A verbatim copy of the records is required, with all pictures left out.

##### Data shown #####

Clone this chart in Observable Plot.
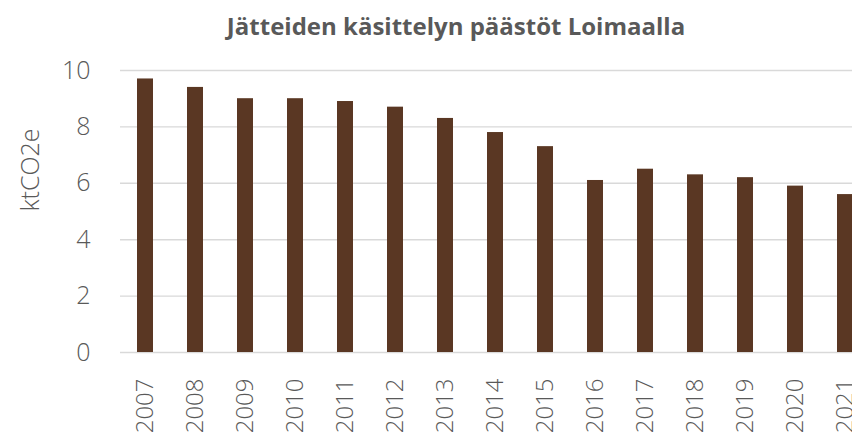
<!DOCTYPE html>
<html>
<head>
<meta charset="utf-8">
<script src="https://cdn.jsdelivr.net/npm/d3@7"></script>
<script src="https://cdn.jsdelivr.net/npm/@observablehq/plot@0.6"></script>
<style>
  html, body { margin: 0; padding: 0; background: #fff; }
  #wrap { width: 852px; height: 434px; overflow: hidden; }
  #title {
    width: 852px; height: 52px; box-sizing: border-box; padding-left: 60px;
    text-align: center; line-height: 52px;
    font-family: "Open Sans", sans-serif; font-weight: 700; font-size: 24px;
    color: #595959; white-space: nowrap;
  }
</style>
</head>
<body>
<div id="wrap">
  <div id="title">Jätteiden käsittelyn päästöt Loimaalla</div>
  <div id="chart"></div>
</div>
<script>
const years = ["2007","2008","2009","2010","2011","2012","2013","2014","2015","2016","2017","2018","2019","2020","2021"];
const emissions = [9.7, 9.4, 9.0, 9.0, 8.9, 8.7, 8.3, 7.8, 7.3, 6.1, 6.5, 6.3, 6.2, 5.9, 5.6];
const yTicks = [0, 2, 4, 6, 8, 10];
const yLabel = "ktCO2e";

const data = years.map((y, i) => ({year: y, value: emissions[i]}));

const chart = Plot.plot({
  width: 852,
  height: 382,
  marginTop: 18,
  marginBottom: 82,
  marginLeft: 120,
  marginRight: 0,
  style: {fontFamily: "Open Sans, sans-serif", background: "#fff", overflow: "hidden"},
  x: {domain: years, range: [120, 870], paddingInner: 0.68, paddingOuter: 0.34, label: null},
  y: {domain: [0, 10], label: null},
  marks: [
    Plot.ruleY(yTicks, {stroke: "#d9d9d9", strokeWidth: 1.4}),
    Plot.barY(data, {x: "year", y: "value", fill: "#5a3723"}),
    Plot.axisY(yTicks, {tickSize: 0, tickPadding: 30, fontSize: 25, fontWeight: 300, fill: "#595959", label: null}),
    Plot.axisX({tickSize: 0, tickPadding: 26, tickRotate: -90, fontSize: 24, fontWeight: 300, fill: "#595959", label: null}),
    Plot.text([yLabel], {frameAnchor: "left", dx: -90, rotate: -90, fontSize: 25, fontWeight: 300, fill: "#595959"})
  ]
});
document.getElementById("chart").appendChild(chart);
</script>
</body>
</html>
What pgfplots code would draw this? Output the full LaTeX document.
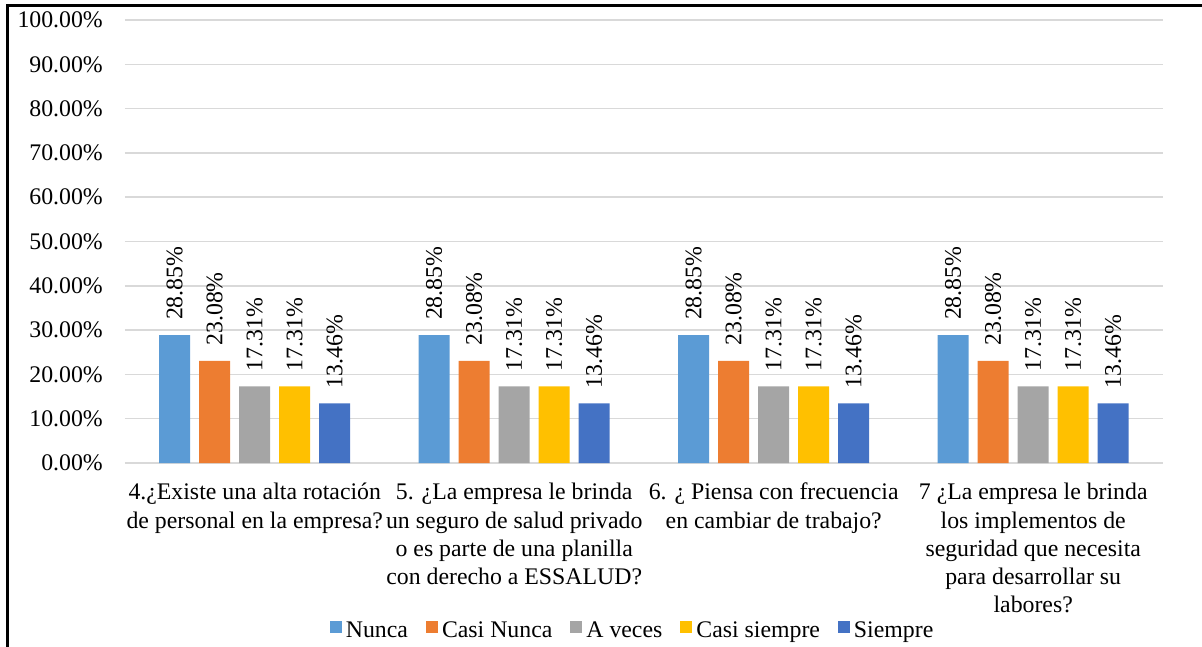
\documentclass[border=0pt]{standalone}
\usepackage{fontspec}
\setmainfont{Liberation Serif}
\newfontfamily\tnr{Liberation Serif}
\usepackage{pgfplots}
\pgfplotsset{compat=1.18}
\definecolor{cNunca}{HTML}{5B9BD5}
\definecolor{cCasiNunca}{HTML}{ED7D31}
\definecolor{cAveces}{HTML}{A5A5A5}
\definecolor{cCasiSiempre}{HTML}{FFC000}
\definecolor{cSiempre}{HTML}{4472C4}
\definecolor{gridgray}{HTML}{D9D9D9}
\newcommand{\cf}{\tnr\fontsize{23.8}{28.3}\selectfont}
\begin{document}
\begin{tikzpicture}
\begin{axis}[
  at={(125pt,-463pt)}, anchor=south west,
  scale only axis, width=1038pt, height=443pt,
  ybar=9pt, bar width=31pt,
  xmin=-0.5, xmax=3.5, ymin=0, ymax=100,
  xtick={0,1,2,3},
  xticklabels={{4.¿Existe una alta rotación\\de personal en la empresa?},
               {5. ¿La empresa le brinda\\un seguro de salud privado\\o es parte de una planilla\\con derecho a ESSALUD?},
               {6. ¿ Piensa con frecuencia\\en cambiar de trabajo?},
               {7 ¿La empresa le brinda\\los implementos de\\seguridad que necesita\\para desarrollar su\\labores?}},
  ytick={0,10,...,100},
  /pgf/number format/assume math mode=true,
  yticklabel={\pgfmathprintnumber[fixed,fixed zerofill,precision=2]{\tick}\%},
  ymajorgrids, major grid style={draw=gridgray, line width=1.5pt},
  axis line style={draw=none},
  major tick length=0pt, tick style={draw=none},
  xticklabel style={align=center, font=\cf, anchor=north, inner sep=0pt, yshift=-20pt},
  yticklabel style={font=\cf, anchor=east, inner sep=0pt, xshift=-22pt},
  nodes near coords={\pgfmathprintnumber[fixed,fixed zerofill,precision=2]{\pgfplotspointmeta}\%},
  every node near coord/.append style={rotate=90, anchor=west, font=\cf, inner xsep=15pt, inner ysep=0pt, text=black},
  legend style={at={(0.49,-0.377)}, anchor=center, draw=none, legend columns=5, font=\cf,
    nodes={inner xsep=4pt, inner ysep=0pt},
    /tikz/every even column/.append style={column sep=14pt}},
  legend image code/.code={\fill[#1] (0pt,-3pt) rectangle (12pt,9pt);},
]
\addplot[fill=cNunca, draw=none] coordinates {(0,28.85) (1,28.85) (2,28.85) (3,28.85)};
\addplot[fill=cCasiNunca, draw=none] coordinates {(0,23.08) (1,23.08) (2,23.08) (3,23.08)};
\addplot[fill=cAveces, draw=none] coordinates {(0,17.31) (1,17.31) (2,17.31) (3,17.31)};
\addplot[fill=cCasiSiempre, draw=none] coordinates {(0,17.31) (1,17.31) (2,17.31) (3,17.31)};
\addplot[fill=cSiempre, draw=none] coordinates {(0,13.46) (1,13.46) (2,13.46) (3,13.46)};
\legend{Nunca, Casi Nunca, A veces, Casi siempre, Siempre}
\end{axis}
\draw[line width=3pt] (1202pt,-5.5pt) -- (7.5pt,-5.5pt) -- (7.5pt,-647pt);
\pgfresetboundingbox
\useasboundingbox (0,0) rectangle (1202pt,-647pt);
\end{tikzpicture}
\end{document}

#####

Written response.
Clone this chart in Observable Plot.
<!DOCTYPE html>
<html>
<head>
<meta charset="utf-8">
<script src="https://cdn.jsdelivr.net/npm/d3@7"></script>
<script src="https://cdn.jsdelivr.net/npm/@observablehq/plot@0.6"></script>
<style>
  html, body { margin: 0; padding: 0; background: #fff; }
  #wrap { width: 852px; height: 434px; overflow: hidden; }
  #title {
    width: 852px; height: 52px; box-sizing: border-box; padding-left: 60px;
    text-align: center; line-height: 52px;
    font-family: "Open Sans", sans-serif; font-weight: 700; font-size: 24px;
    color: #595959; white-space: nowrap;
  }
</style>
</head>
<body>
<div id="wrap">
  <div id="title">Jätteiden käsittelyn päästöt Loimaalla</div>
  <div id="chart"></div>
</div>
<script>
const years = ["2007","2008","2009","2010","2011","2012","2013","2014","2015","2016","2017","2018","2019","2020","2021"];
const emissions = [9.7, 9.4, 9.0, 9.0, 8.9, 8.7, 8.3, 7.8, 7.3, 6.1, 6.5, 6.3, 6.2, 5.9, 5.6];
const yTicks = [0, 2, 4, 6, 8, 10];
const yLabel = "ktCO2e";

const data = years.map((y, i) => ({year: y, value: emissions[i]}));

const chart = Plot.plot({
  width: 852,
  height: 382,
  marginTop: 18,
  marginBottom: 82,
  marginLeft: 120,
  marginRight: 0,
  style: {fontFamily: "Open Sans, sans-serif", background: "#fff", overflow: "hidden"},
  x: {domain: years, range: [120, 870], paddingInner: 0.68, paddingOuter: 0.34, label: null},
  y: {domain: [0, 10], label: null},
  marks: [
    Plot.ruleY(yTicks, {stroke: "#d9d9d9", strokeWidth: 1.4}),
    Plot.barY(data, {x: "year", y: "value", fill: "#5a3723"}),
    Plot.axisY(yTicks, {tickSize: 0, tickPadding: 30, fontSize: 25, fontWeight: 300, fill: "#595959", label: null}),
    Plot.axisX({tickSize: 0, tickPadding: 26, tickRotate: -90, fontSize: 24, fontWeight: 300, fill: "#595959", label: null}),
    Plot.text([yLabel], {frameAnchor: "left", dx: -90, rotate: -90, fontSize: 25, fontWeight: 300, fill: "#595959"})
  ]
});
document.getElementById("chart").appendChild(chart);
</script>
</body>
</html>
What pgfplots code would draw this? Output the full LaTeX document.
\documentclass[border=0pt]{standalone}
\usepackage{fontspec}
\setmainfont{Liberation Serif}
\newfontfamily\tnr{Liberation Serif}
\usepackage{pgfplots}
\pgfplotsset{compat=1.18}
\definecolor{cNunca}{HTML}{5B9BD5}
\definecolor{cCasiNunca}{HTML}{ED7D31}
\definecolor{cAveces}{HTML}{A5A5A5}
\definecolor{cCasiSiempre}{HTML}{FFC000}
\definecolor{cSiempre}{HTML}{4472C4}
\definecolor{gridgray}{HTML}{D9D9D9}
\newcommand{\cf}{\tnr\fontsize{23.8}{28.3}\selectfont}
\begin{document}
\begin{tikzpicture}
\begin{axis}[
  at={(125pt,-463pt)}, anchor=south west,
  scale only axis, width=1038pt, height=443pt,
  ybar=9pt, bar width=31pt,
  xmin=-0.5, xmax=3.5, ymin=0, ymax=100,
  xtick={0,1,2,3},
  xticklabels={{4.¿Existe una alta rotación\\de personal en la empresa?},
               {5. ¿La empresa le brinda\\un seguro de salud privado\\o es parte de una planilla\\con derecho a ESSALUD?},
               {6. ¿ Piensa con frecuencia\\en cambiar de trabajo?},
               {7 ¿La empresa le brinda\\los implementos de\\seguridad que necesita\\para desarrollar su\\labores?}},
  ytick={0,10,...,100},
  /pgf/number format/assume math mode=true,
  yticklabel={\pgfmathprintnumber[fixed,fixed zerofill,precision=2]{\tick}\%},
  ymajorgrids, major grid style={draw=gridgray, line width=1.5pt},
  axis line style={draw=none},
  major tick length=0pt, tick style={draw=none},
  xticklabel style={align=center, font=\cf, anchor=north, inner sep=0pt, yshift=-20pt},
  yticklabel style={font=\cf, anchor=east, inner sep=0pt, xshift=-22pt},
  nodes near coords={\pgfmathprintnumber[fixed,fixed zerofill,precision=2]{\pgfplotspointmeta}\%},
  every node near coord/.append style={rotate=90, anchor=west, font=\cf, inner xsep=15pt, inner ysep=0pt, text=black},
  legend style={at={(0.49,-0.377)}, anchor=center, draw=none, legend columns=5, font=\cf,
    nodes={inner xsep=4pt, inner ysep=0pt},
    /tikz/every even column/.append style={column sep=14pt}},
  legend image code/.code={\fill[#1] (0pt,-3pt) rectangle (12pt,9pt);},
]
\addplot[fill=cNunca, draw=none] coordinates {(0,28.85) (1,28.85) (2,28.85) (3,28.85)};
\addplot[fill=cCasiNunca, draw=none] coordinates {(0,23.08) (1,23.08) (2,23.08) (3,23.08)};
\addplot[fill=cAveces, draw=none] coordinates {(0,17.31) (1,17.31) (2,17.31) (3,17.31)};
\addplot[fill=cCasiSiempre, draw=none] coordinates {(0,17.31) (1,17.31) (2,17.31) (3,17.31)};
\addplot[fill=cSiempre, draw=none] coordinates {(0,13.46) (1,13.46) (2,13.46) (3,13.46)};
\legend{Nunca, Casi Nunca, A veces, Casi siempre, Siempre}
\end{axis}
\draw[line width=3pt] (1202pt,-5.5pt) -- (7.5pt,-5.5pt) -- (7.5pt,-647pt);
\pgfresetboundingbox
\useasboundingbox (0,0) rectangle (1202pt,-647pt);
\end{tikzpicture}
\end{document}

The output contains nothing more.